Mille milliards de dollars : la mesure des incohérences du développement chinois

Comme le rapporte The Economist, la Chine a dépassé le seuil de mille milliards de dollars de réserves de change. Ce qui signifie que la Chine possède cette somme en monnaie (dollars essentiellement, plus sous la forme de titres de dette que de liasses de billets). Et cette 'cagnotte' grossit chaque mois de 16 milliards de dollars.


Pour présenter les choses d'une façon simple, prenons un modèle simple dans lequel le reste du monde se réduit à la France (qui exporte des airbus) et échange avec la Chine (qui produit des t-shirt). La situation actuelle signifie qu'à chaque fois que la Chine achète un Airbus à 200 millions de dollars, elle nous donne en contrepartie 50 millions de t-shirts à 6 dollars, en nous proposant de nous payer la différence sous forme de monnaie (soit 100 millions ici).

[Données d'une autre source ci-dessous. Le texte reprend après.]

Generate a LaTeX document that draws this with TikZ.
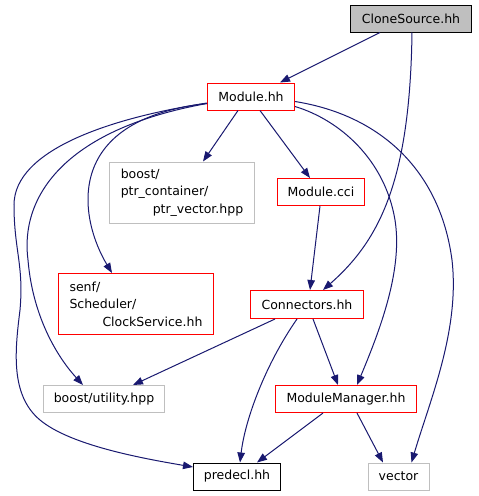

Normalement, ces écarts se réglent par un ajustement du taux de change : selon les estimations du ministère des finances, il faudrait augmenter le yuan d'un tiers pour atteindre un taux d'équilibre, ce qui signifie dans l'exemple ci-dessus de faire passer le t-shirt de 6 à 8 euros. A ce prix, les Chinois demanderaient moins d'Airbus et les Européens moins de T-Shirts chinois. Si l'on intégre l'ensemble des produits échangés par la Chine, l'accumulation de réserves de change serait alors stoppée. Au fur et à mesure du développement de la productivité chinoise, le yuan devrait d'ailleurs poursuivre sa hausse jusqu'au jour où un t-shirt chinois vaudra en France à peu près ce qu'il coûterait à faire chez nous.


Résumons la situation :


- pour des raisons qui lui sont propres (nous y reviendrons), la Chine accepte d'etre payée en partie en monnaie, ce qui permet de maintenir des prix inférieurs d'environ un tiers à ce qu'ils devraient être


- cette situation induit un double choc dans les secteurs concurrencés par les exports chinois : non seulement la Chine possède une main d'oeuvre rurale qui coûte peu au regard du salaire moyen chinois, mais en plus elle nous la "vend" avec 30 % de réduction


- autrement dit, pour deux ouvrier chinois dans le textile qui "travaille pour nous", un troisième le fait gratuitement (c'est en dire en contrepartie d'une monnaie, qui vaudra moins le jour où les chinois en "voudront pour leur argent" et souhaiteront rétablir l'équilibre commercial).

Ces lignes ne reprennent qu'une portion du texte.